A LoyaltyLobby reader sent us a question regarding international entry requirements and who ultimately bears the responsibility if a person is not admitted to a country.
Here’s the question from the reader:
Hi John, with the complicated travel documentation requirements due to covid today, if you get accepted wrongly by an airline and denied entry to your destination.
Is it right to say “the airline should have stopped me as it is their job to check my documents at check-in?” or is it solely the responsibility of the traveller?
The short version is that the passenger is always responsible for holding the correct documents to be admissible to the destination country.
Airlines can be fined if they bring passengers to a country without the needed documents for entry.

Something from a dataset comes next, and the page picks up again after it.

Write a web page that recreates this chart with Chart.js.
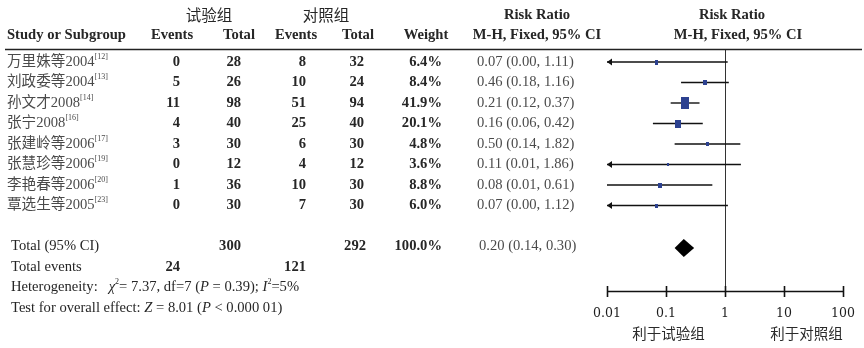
<!DOCTYPE html>
<html><head><meta charset="utf-8">
<script src="https://cdn.jsdelivr.net/npm/chart.js@4.4.1/dist/chart.umd.min.js"></script>
<style>html,body{margin:0;padding:0;background:#fff;overflow:hidden}#wrap{width:864px;height:348px;position:relative}</style>
</head><body><div id="wrap"><canvas id="c" width="864" height="348"></canvas></div>
<script>
// ---- data ----
const studyNames = ['万里姝等2004','刘政委等2004','孙文才2008','张宁2008','张建岭等2006','张慧珍等2006','李艳春等2006','覃选生等2005'];
const refNumbers = ['12','13','14','16','17','19','20','23'];
const expEvents = [0,5,11,4,3,0,1,0];
const expTotals = [28,26,98,40,30,12,36,30];
const ctrlEvents = [8,10,51,25,6,4,10,7];
const ctrlTotals = [32,24,94,40,30,12,30,30];
const weights = [6.4,8.4,41.9,20.1,4.8,3.6,8.8,6.0];
const riskRatio = [0.07,0.46,0.21,0.16,0.50,0.11,0.08,0.07];
const ciLow = [0.00,0.18,0.12,0.06,0.14,0.01,0.01,0.00];
const ciHigh = [1.11,1.16,0.37,0.42,1.82,1.86,0.61,1.12];
const lowClipped = [true,false,false,false,false,true,false,true];
const totalRR = [0.20], totalLow = [0.14], totalHigh = [0.30];
const totalExp = [300], totalCtrl = [292], totalWeight = [100.0];
const totalExpEvents = [24], totalCtrlEvents = [121];
const xTickValues = [0.01,0.1,1,10,100];
const xTickLabels = ['0.01','0.1','1','10','100'];
const favourLabels = ['利于试验组','利于对照组'];

// ---- layout constants ----
const X_MIN = 0.01, X_MAX = 100;
const ROW_TOTAL = 9, ROW_EVENTS = 10, ROW_HET = 11, ROW_TEST = 12;
const SERIF = "'Liberation Serif', 'Noto Sans CJK SC', serif";
const FS = 14.6;
const TXT = '#262626', GREY = '#4a4a4a', SQ = '#2c4190';

function squareCanvas(w) {
  const s = Math.sqrt(w);
  const cw = Math.max(2, Math.round(s * 1.25));
  const ch = Math.max(3, Math.round(s * 1.8));
  const cv = document.createElement('canvas');
  cv.width = cw; cv.height = ch;
  const g = cv.getContext('2d');
  g.fillStyle = SQ; g.fillRect(0, 0, cw, ch);
  return cv;
}

function fmt2(v){ return v.toFixed(2); }

function drawRich(ctx, x, y, segs, size, align) {
  let total = 0;
  const fonts = segs.map(s => {
    const sz = s.sup ? Math.round(size * 0.58) : size;
    return (s.it ? 'italic ' : '') + (s.b ? 'bold ' : '') + sz + 'px ' + SERIF;
  });
  segs.forEach((s, i) => { ctx.font = fonts[i]; total += ctx.measureText(s.t).width; });
  let cx = align === 'right' ? x - total : align === 'center' ? x - total / 2 : x;
  ctx.textAlign = 'left';
  segs.forEach((s, i) => {
    ctx.font = fonts[i];
    ctx.fillText(s.t, cx, s.sup ? y - size * 0.38 : y);
    cx += ctx.measureText(s.t).width;
  });
}

const forestPlugin = {
  id: 'forest',
  beforeDatasetsDraw(chart) {
    const ctx = chart.ctx, xs = chart.scales.x, ca = chart.chartArea;
    ctx.save();
    ctx.strokeStyle = '#333'; ctx.lineWidth = 1;
    const x1 = Math.round(xs.getPixelForValue(1)) + 0.5;
    ctx.beginPath(); ctx.moveTo(x1, ca.top); ctx.lineTo(x1, ca.bottom); ctx.stroke();
    ctx.restore();
  },
  afterDatasetsDraw(chart) {
    const ctx = chart.ctx, xs = chart.scales.x, ys = chart.scales.y, ca = chart.chartArea;
    ctx.save();
    ctx.textBaseline = 'middle';
    // header
    ctx.fillStyle = TXT;
    ctx.textAlign = 'center';
    ctx.font = "15.5px 'Noto Sans CJK SC', sans-serif";
    ctx.fillText('试验组', 209, 15);
    ctx.fillText('对照组', 326, 15);
    ctx.font = 'bold ' + FS + 'px ' + SERIF;
    ctx.fillText('Risk Ratio', 537, 15);
    ctx.fillText('Risk Ratio', 732, 15);
    ctx.textAlign = 'left';
    ctx.fillText('Study or Subgroup', 7, 35);
    ctx.textAlign = 'center';
    ctx.fillText('Events', 172, 35);
    ctx.fillText('Total', 239, 35);
    ctx.fillText('Events', 296, 35);
    ctx.fillText('Total', 358, 35);
    ctx.fillText('Weight', 426, 35);
    ctx.fillText('M-H, Fixed, 95% CI', 537, 35);
    ctx.fillText('M-H, Fixed, 95% CI', 738, 35);
    // header rule
    ctx.strokeStyle = '#222'; ctx.lineWidth = 1.5;
    ctx.beginPath(); ctx.moveTo(5, 49.5); ctx.lineTo(862, 49.5); ctx.stroke();

    // study rows
    studyNames.forEach((name, i) => {
      const y = ys.getPixelForValue(i);
      ctx.fillStyle = GREY;
      drawRich(ctx, 7, y, [{t: name}, {t: '[' + refNumbers[i] + ']', sup: true}], FS, 'left');
      ctx.fillStyle = TXT;
      ctx.font = 'bold ' + FS + 'px ' + SERIF;
      ctx.textAlign = 'right';
      ctx.fillText(String(expEvents[i]), 180, y);
      ctx.fillText(String(expTotals[i]), 241, y);
      ctx.fillText(String(ctrlEvents[i]), 306, y);
      ctx.fillText(String(ctrlTotals[i]), 364, y);
      ctx.fillText(weights[i].toFixed(1) + '%', 442, y);
      ctx.fillStyle = GREY;
      ctx.font = FS + 'px ' + SERIF;
      ctx.textAlign = 'left';
      ctx.fillText(fmt2(riskRatio[i]) + ' (' + fmt2(ciLow[i]) + ', ' + fmt2(ciHigh[i]) + ')', 477, y);
      if (lowClipped[i]) {
        const ax = xs.getPixelForValue(X_MIN);
        ctx.fillStyle = '#111';
        ctx.beginPath(); ctx.moveTo(ax, y); ctx.lineTo(ax + 5, y - 3.5); ctx.lineTo(ax + 5, y + 3.5); ctx.closePath(); ctx.fill();
      }
    });

    // total row
    let y = ys.getPixelForValue(ROW_TOTAL);
    ctx.fillStyle = TXT;
    ctx.font = FS + 'px ' + SERIF; ctx.textAlign = 'left';
    ctx.fillText('Total (95% CI)', 11, y);
    ctx.font = 'bold ' + FS + 'px ' + SERIF; ctx.textAlign = 'right';
    ctx.fillText(String(totalExp[0]), 241, y);
    ctx.fillText(String(totalCtrl[0]), 366, y);
    ctx.fillText(totalWeight[0].toFixed(1) + '%', 442, y);
    ctx.fillStyle = GREY; ctx.font = FS + 'px ' + SERIF; ctx.textAlign = 'left';
    ctx.fillText(fmt2(totalRR[0]) + ' (' + fmt2(totalLow[0]) + ', ' + fmt2(totalHigh[0]) + ')', 479, y);
    // diamond
    const dl = xs.getPixelForValue(totalLow[0]), dc = xs.getPixelForValue(totalRR[0]), dr = xs.getPixelForValue(totalHigh[0]);
    const dy = ys.getPixelForValue(ROW_TOTAL) + 1.5;
    ctx.fillStyle = '#000';
    ctx.beginPath(); ctx.moveTo(dl, dy); ctx.lineTo(dc, dy - 9); ctx.lineTo(dr, dy); ctx.lineTo(dc, dy + 9); ctx.closePath(); ctx.fill();

    // total events
    y = ys.getPixelForValue(ROW_EVENTS);
    ctx.fillStyle = TXT; ctx.font = FS + 'px ' + SERIF; ctx.textAlign = 'left';
    ctx.fillText('Total events', 11, y);
    ctx.font = 'bold ' + FS + 'px ' + SERIF; ctx.textAlign = 'right';
    ctx.fillText(String(totalExpEvents[0]), 180, y);
    ctx.fillText(String(totalCtrlEvents[0]), 306, y);

    // heterogeneity & overall effect
    y = ys.getPixelForValue(ROW_HET);
    ctx.fillStyle = TXT;
    drawRich(ctx, 11, y, [
      {t: 'Heterogeneity:   '}, {t: 'χ', it: true}, {t: '2', sup: true}, {t: '= 7.37, df=7 ('},
      {t: 'P', it: true}, {t: ' = 0.39); '}, {t: 'I', it: true}, {t: '2', sup: true}, {t: '=5%'}
    ], FS, 'left');
    y = ys.getPixelForValue(ROW_TEST);
    drawRich(ctx, 11, y, [
      {t: 'Test for overall effect: '}, {t: 'Z', it: true}, {t: ' = 8.01 ('},
      {t: 'P', it: true}, {t: ' < 0.000 01)'}
    ], FS, 'left');

    // x axis
    const ay = Math.round(ca.bottom) + 0.5;
    ctx.strokeStyle = '#111'; ctx.lineWidth = 1.6;
    ctx.beginPath();
    ctx.moveTo(xs.getPixelForValue(X_MIN), ay); ctx.lineTo(xs.getPixelForValue(X_MAX), ay);
    xTickValues.forEach(v => {
      const tx = Math.round(xs.getPixelForValue(v)) + 0.5;
      ctx.moveTo(tx, ay - 5.5); ctx.lineTo(tx, ay + 5.5);
    });
    ctx.stroke();
    ctx.fillStyle = '#1e1e1e'; ctx.textAlign = 'center';
    ctx.font = "12.5px 'DejaVu Serif', serif";
    xTickValues.forEach((v, k) => ctx.fillText(xTickLabels[k], xs.getPixelForValue(v), ay + 22));
    ctx.font = "14.5px 'Noto Sans CJK SC', sans-serif";
    ctx.fillStyle = '#2a2a2a';
    ctx.fillText(favourLabels[0], xs.getPixelForValue(0.11), ay + 42);
    ctx.fillText(favourLabels[1], xs.getPixelForValue(24), ay + 42);
    ctx.restore();
  }
};

const lineDatasets = studyNames.map((n, i) => ({
  type: 'line',
  label: n,
  data: [{x: Math.max(ciLow[i], X_MIN), y: i}, {x: ciHigh[i], y: i}],
  borderColor: '#111', borderWidth: 1.4, pointRadius: 0, order: 2
}));
const squareCanvases = weights.map(w => squareCanvas(w));
const squareDataset = {
  type: 'scatter',
  label: 'RR',
  data: riskRatio.map((v, i) => ({x: v, y: i})),
  pointStyle: ctx => squareCanvases[ctx.dataIndex],
  pointRadius: 3, pointHoverRadius: 3, order: 1
};

const ROW_STEP = 20.5, TOP = 49, BOTTOM = 291;
const yMin = -(62 - TOP) / ROW_STEP;
const yMax = yMin + (BOTTOM - TOP) / ROW_STEP;

new Chart(document.getElementById('c'), {
  type: 'scatter',
  data: { datasets: [squareDataset, ...lineDatasets] },
  options: {
    responsive: false, animation: false, devicePixelRatio: 1,
    layout: { padding: { left: 607, right: 21, top: TOP, bottom: 348 - BOTTOM } },
    plugins: { legend: { display: false }, tooltip: { enabled: false } },
    scales: {
      x: { type: 'logarithmic', min: X_MIN, max: X_MAX, display: false },
      y: { type: 'linear', reverse: true, min: yMin, max: yMax, display: false }
    }
  },
  plugins: [forestPlugin]
});
</script></body></html>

However, they don’t get fined if you are inadmissible for any other reason, or the immigration agent just decides that you don’t fulfill the entry requirements, such as likely going to overstay or work illegally.
I was chatting with a Finnair agent when I flew from Oulu to Tallinn via Helsinki, who told me that they could no longer rely on Timatic, a service from IATA that is used by airlines and travel agents to ensure that the passengers fulfill the document and health requirements for the transit and destinations countries, but rather to rely on other paper documents that get updated regularly.
The entry requirements from Finland to Estonia had just changed that morning, I was checking in at around 5 AM, but I knew already a couple of days earlier what they were going to be.
You have to be very careful with the destination country’s entry requirements and what transit ones need, such as UAE (Abu Dhabi) and Singapore (both require PCR-RT tests for transit passengers even when the destination country doesn’t).
Also, many countries accept a PCR-RT test that is not performed more than 72 hours before the initial departure (many mistakenly believe this is based on the results time – wrong), but Singapore needs one that is not more than 48 hours old.
I have advised our readers not to purchase advance travel to destinations that are not open to them at the time of purchase and not more than a few weeks out, if possible.
The entry and transit requirements can still change with concise notice. They don’t always become less strict like many Americans have found in the past week or so after EU/EEA put them on the more restrictive list. Some bloc countries don’t allow non-citizen/resident arrivals from the US or those who have been in the US in the past 14 days.
It is your responsibility to ensure that you have the proper documents for the destination and transit countries.